“Troppi ritardi, si rischia che l’opportunità di crescita si trasformi in un colossale insuccesso” -si sfoga Carmelo Pace, deputato regionale del collegio di Agrigento e capogruppo della DC di Totò Cuffaro all’ARS.
Si riferisce ad Agrigento capitale italiana della cultura 2025, un evento di rilevanza basilare per lo sviluppo della terra agrigentina. Perché capitale italiana della cultura non è solo Agrigento, ma lo è tutto il territorio della provincia e-se vogliamo- dell’intera nostra isola.
“Esprimo amarezza e preoccupazione per quanto si sta verificando ad Agrigento riguardo all’organizzazione di ‘Capitale della cultura 2025’-prosegue il deputato DC, aggiungendo come sia “inammissibile che, dopo più di 4 mesi dalla proclamazione, non sia stato ancora fatto niente di significativo e di utile per la costituzione degli organismi previsti nel dossier di candidatura e che dovranno gestire l’oneroso impegno del 2025”.
“Corriamo il serio che questa opportunità di crescita si trasformi in un colossale insuccesso” -ribadisce.
Quindi, rincara la dose: “Fino ad oggi abbiamo ascoltato, da parte delle autorità competenti, solo telegrafici annunci e generiche promesse. Inoltre, si rimane perplessi leggendo il testo dello Statuto della Fondazione che dovrà gestire “Agrigento 2025”, come recentemente adottato dalla giunta comunale di Agrigento”.

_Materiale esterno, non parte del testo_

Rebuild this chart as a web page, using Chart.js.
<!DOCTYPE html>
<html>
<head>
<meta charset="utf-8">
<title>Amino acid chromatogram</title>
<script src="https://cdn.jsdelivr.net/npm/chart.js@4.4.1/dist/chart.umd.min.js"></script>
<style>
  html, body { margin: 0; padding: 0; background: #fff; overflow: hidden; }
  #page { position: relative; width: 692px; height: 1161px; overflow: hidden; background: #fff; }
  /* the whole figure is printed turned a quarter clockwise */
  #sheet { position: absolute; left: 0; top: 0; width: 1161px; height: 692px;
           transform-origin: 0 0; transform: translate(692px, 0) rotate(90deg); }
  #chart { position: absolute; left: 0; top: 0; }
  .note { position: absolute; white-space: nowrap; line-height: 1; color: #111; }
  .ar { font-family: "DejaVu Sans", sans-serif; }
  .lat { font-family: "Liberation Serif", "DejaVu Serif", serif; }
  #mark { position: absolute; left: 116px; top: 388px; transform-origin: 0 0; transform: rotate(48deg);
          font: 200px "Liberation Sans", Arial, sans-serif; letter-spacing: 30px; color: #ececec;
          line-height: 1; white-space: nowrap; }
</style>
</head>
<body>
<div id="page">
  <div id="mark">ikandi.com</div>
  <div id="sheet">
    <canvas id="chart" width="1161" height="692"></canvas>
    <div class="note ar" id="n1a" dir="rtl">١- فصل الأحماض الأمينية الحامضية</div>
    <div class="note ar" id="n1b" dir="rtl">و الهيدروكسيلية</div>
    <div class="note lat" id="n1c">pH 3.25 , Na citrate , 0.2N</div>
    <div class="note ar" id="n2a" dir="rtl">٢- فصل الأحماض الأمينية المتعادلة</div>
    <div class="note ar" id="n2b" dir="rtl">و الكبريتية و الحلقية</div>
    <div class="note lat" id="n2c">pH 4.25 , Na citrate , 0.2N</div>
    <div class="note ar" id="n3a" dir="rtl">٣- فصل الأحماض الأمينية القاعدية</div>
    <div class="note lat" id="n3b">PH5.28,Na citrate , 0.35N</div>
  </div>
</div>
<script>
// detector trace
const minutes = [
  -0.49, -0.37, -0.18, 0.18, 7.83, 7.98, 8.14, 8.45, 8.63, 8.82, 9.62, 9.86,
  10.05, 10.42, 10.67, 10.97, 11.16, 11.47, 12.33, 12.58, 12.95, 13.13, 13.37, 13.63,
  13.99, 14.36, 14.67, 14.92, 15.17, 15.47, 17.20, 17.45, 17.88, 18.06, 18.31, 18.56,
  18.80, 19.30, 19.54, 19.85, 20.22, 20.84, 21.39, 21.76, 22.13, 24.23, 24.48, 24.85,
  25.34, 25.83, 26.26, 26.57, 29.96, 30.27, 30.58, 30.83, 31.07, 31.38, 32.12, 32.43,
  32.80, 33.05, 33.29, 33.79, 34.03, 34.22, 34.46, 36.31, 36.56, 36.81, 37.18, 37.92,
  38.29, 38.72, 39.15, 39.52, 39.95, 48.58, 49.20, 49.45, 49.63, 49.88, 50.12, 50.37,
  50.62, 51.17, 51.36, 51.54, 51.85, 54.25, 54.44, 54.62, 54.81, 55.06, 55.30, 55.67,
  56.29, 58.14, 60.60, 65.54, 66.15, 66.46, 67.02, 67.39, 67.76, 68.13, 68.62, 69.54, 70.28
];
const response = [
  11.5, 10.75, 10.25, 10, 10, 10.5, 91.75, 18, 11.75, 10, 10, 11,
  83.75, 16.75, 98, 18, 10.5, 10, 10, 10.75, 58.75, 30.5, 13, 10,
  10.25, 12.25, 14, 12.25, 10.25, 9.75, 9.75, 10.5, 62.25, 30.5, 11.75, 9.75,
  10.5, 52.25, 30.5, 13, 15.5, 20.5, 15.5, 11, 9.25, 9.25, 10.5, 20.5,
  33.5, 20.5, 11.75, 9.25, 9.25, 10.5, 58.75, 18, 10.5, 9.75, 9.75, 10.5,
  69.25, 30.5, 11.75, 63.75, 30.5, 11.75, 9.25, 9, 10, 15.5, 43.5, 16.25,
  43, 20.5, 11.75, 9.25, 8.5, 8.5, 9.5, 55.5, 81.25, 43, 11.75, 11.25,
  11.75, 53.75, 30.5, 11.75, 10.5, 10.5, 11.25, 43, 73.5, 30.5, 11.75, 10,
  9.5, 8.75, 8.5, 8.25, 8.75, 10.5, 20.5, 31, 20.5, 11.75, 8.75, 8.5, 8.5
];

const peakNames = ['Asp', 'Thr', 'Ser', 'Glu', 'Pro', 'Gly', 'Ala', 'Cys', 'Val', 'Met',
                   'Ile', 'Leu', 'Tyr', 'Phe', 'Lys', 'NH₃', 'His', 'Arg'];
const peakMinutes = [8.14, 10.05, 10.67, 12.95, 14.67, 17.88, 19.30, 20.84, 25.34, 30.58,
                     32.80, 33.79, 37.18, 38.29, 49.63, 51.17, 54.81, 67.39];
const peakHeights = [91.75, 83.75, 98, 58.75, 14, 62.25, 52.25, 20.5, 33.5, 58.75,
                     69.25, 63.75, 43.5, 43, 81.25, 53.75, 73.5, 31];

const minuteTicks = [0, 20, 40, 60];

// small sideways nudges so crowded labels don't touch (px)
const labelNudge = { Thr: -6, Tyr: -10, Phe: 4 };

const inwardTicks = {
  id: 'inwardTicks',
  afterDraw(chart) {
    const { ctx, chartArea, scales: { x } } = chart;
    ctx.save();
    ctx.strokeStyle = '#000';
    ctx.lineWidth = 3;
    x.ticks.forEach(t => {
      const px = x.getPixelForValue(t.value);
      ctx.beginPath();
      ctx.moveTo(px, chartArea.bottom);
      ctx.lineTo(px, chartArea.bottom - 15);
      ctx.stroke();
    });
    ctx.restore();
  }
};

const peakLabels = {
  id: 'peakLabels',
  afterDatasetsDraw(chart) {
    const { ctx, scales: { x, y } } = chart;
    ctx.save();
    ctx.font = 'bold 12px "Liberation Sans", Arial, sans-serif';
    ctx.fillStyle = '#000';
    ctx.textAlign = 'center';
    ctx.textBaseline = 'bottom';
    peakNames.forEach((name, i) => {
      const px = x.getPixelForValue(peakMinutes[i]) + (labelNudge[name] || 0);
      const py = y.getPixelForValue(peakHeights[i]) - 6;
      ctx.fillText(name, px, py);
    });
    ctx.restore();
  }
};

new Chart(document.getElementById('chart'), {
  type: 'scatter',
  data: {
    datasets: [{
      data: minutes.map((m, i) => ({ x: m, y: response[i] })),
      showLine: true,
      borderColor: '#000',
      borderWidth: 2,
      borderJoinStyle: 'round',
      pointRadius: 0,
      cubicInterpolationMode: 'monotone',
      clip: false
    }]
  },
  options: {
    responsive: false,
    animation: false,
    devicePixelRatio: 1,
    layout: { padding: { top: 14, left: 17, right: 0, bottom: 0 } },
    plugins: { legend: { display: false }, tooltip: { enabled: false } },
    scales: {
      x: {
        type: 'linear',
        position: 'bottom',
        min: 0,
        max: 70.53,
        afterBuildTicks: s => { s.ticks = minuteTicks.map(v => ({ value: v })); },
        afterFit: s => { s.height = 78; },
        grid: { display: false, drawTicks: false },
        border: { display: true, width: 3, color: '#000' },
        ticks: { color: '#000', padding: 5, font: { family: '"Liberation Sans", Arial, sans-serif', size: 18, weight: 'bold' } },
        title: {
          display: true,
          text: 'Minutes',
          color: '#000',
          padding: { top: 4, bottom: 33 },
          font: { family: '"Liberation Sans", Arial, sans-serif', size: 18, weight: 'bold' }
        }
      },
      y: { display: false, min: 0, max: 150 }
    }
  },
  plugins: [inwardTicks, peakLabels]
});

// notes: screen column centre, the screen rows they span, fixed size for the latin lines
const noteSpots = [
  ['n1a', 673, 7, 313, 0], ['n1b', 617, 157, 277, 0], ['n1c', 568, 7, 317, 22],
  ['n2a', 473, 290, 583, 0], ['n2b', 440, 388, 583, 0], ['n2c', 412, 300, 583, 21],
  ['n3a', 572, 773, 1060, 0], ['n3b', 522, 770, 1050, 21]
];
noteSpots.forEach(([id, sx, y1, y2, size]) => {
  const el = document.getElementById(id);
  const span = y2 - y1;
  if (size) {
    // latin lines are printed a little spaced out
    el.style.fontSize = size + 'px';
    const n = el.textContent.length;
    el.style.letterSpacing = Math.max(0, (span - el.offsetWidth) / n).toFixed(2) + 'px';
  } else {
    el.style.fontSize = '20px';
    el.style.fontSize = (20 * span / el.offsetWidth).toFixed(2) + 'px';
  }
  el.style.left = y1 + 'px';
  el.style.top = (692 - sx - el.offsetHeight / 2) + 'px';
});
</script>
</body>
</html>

Lo schema di statuto, così come approvato dalla giunta, presieduta da Francesco Miccichè, non piace proprio a Carmelo Pace: specialmente sul versante della limpidezza e della comprensione. Tant’è che si spinge ad affermare che “occorre maggiore chiarezza e trasparenza che sono sinonimi di legalità”. E poi stigmatizza: “C’è da chiedersi perché è stato deciso di inserire come socio fondatore una associazione privata di recente costituzione, ignorando enti pubblici di rilevanza nazionale che avrebbero pieno titolo per ricoprire questo importante ruolo e perché non si tenga conto del fondamentale e insostituibile ruolo che dovrebbe essere riconosciuto ai sindaci dei Comuni della provincia molti dei quali avevano già aderito con delibera di giunta alla candidatura di Agrigento“.

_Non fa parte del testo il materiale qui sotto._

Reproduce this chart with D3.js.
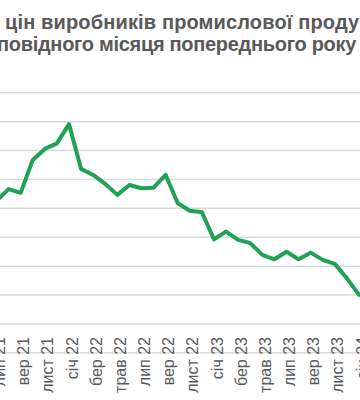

Ecco, in effetti, stupisce che tra i soci fondatori ci siano solo ed esclusivamente i Comuni di Agrigento e di Lampedusa e Linosa, nonostante molti altri si fossero detti disponibili a partecipare direttamente, attivamente e costruttivamente. Molti comuni (per dirne alcuni: Sciacca, Cammarata, Naro, Grotte, Comitini, ma ve ne sono altri ancora) avevano infatti deliberato a suo tempo l’adesione al progetto di candidatura di Agrigento a Capitale italiana della cultura 2025, ma se dovesse essere approvato dal Consiglio Comunale di Agrigento e da quello di Lampedusa e Linosa il testo varato dalla giunta della città-capoluogo questi comuni potrebbe soltanto fare i soci meramente partecipanti o sostenitori.
“Spero che si voglia davvero traguardare obiettivi ambiziosi anziché soffermarsi ai soliti interessi di bottega e di parte “- continua il deputato regionale democristiano. Il quale poi apre uno spiraglio di ottimismo: “Mi auguro che gli organismi istituzionali che saranno chiamati ad approvare il suddetto Statuto possano apportare modifiche e creare, così, le condizioni per poter affrontare, anche se con notevole ritardo, una sfida di dimensioni europee”.
Ma, dulcis in fundo, Carmelo Pace lancia un appello ad essere uniti, compatti, rapidi, efficaci e tendenti al miglior obiettivo possibile per la terra di Agrigento, di tutti gli altri Comuni del libero consorzio agrigentino e dell’intera Sicilia:”Dobbiamo tutti insieme lavorare a questa grande opportunità che rilancerà non solo il territorio di Agrigento ma di tutta la Sicilia”.
Ecco, un buon auspicio che, seguendo ad un’attenta riflessione sulle lentezze e sulle criticità, può risultare più sincero e salutare.
In altri termini, ben vengano le critiche sul percorso di promozione del progetto Agrigento capitale italiana della cultura 2025, purché spronino al ben agire e a coinvolgere più stakeholder possibili. Perché -com’è noto- per far funzionare le cose occorrono tanti stakeholder e non pochi shareholder.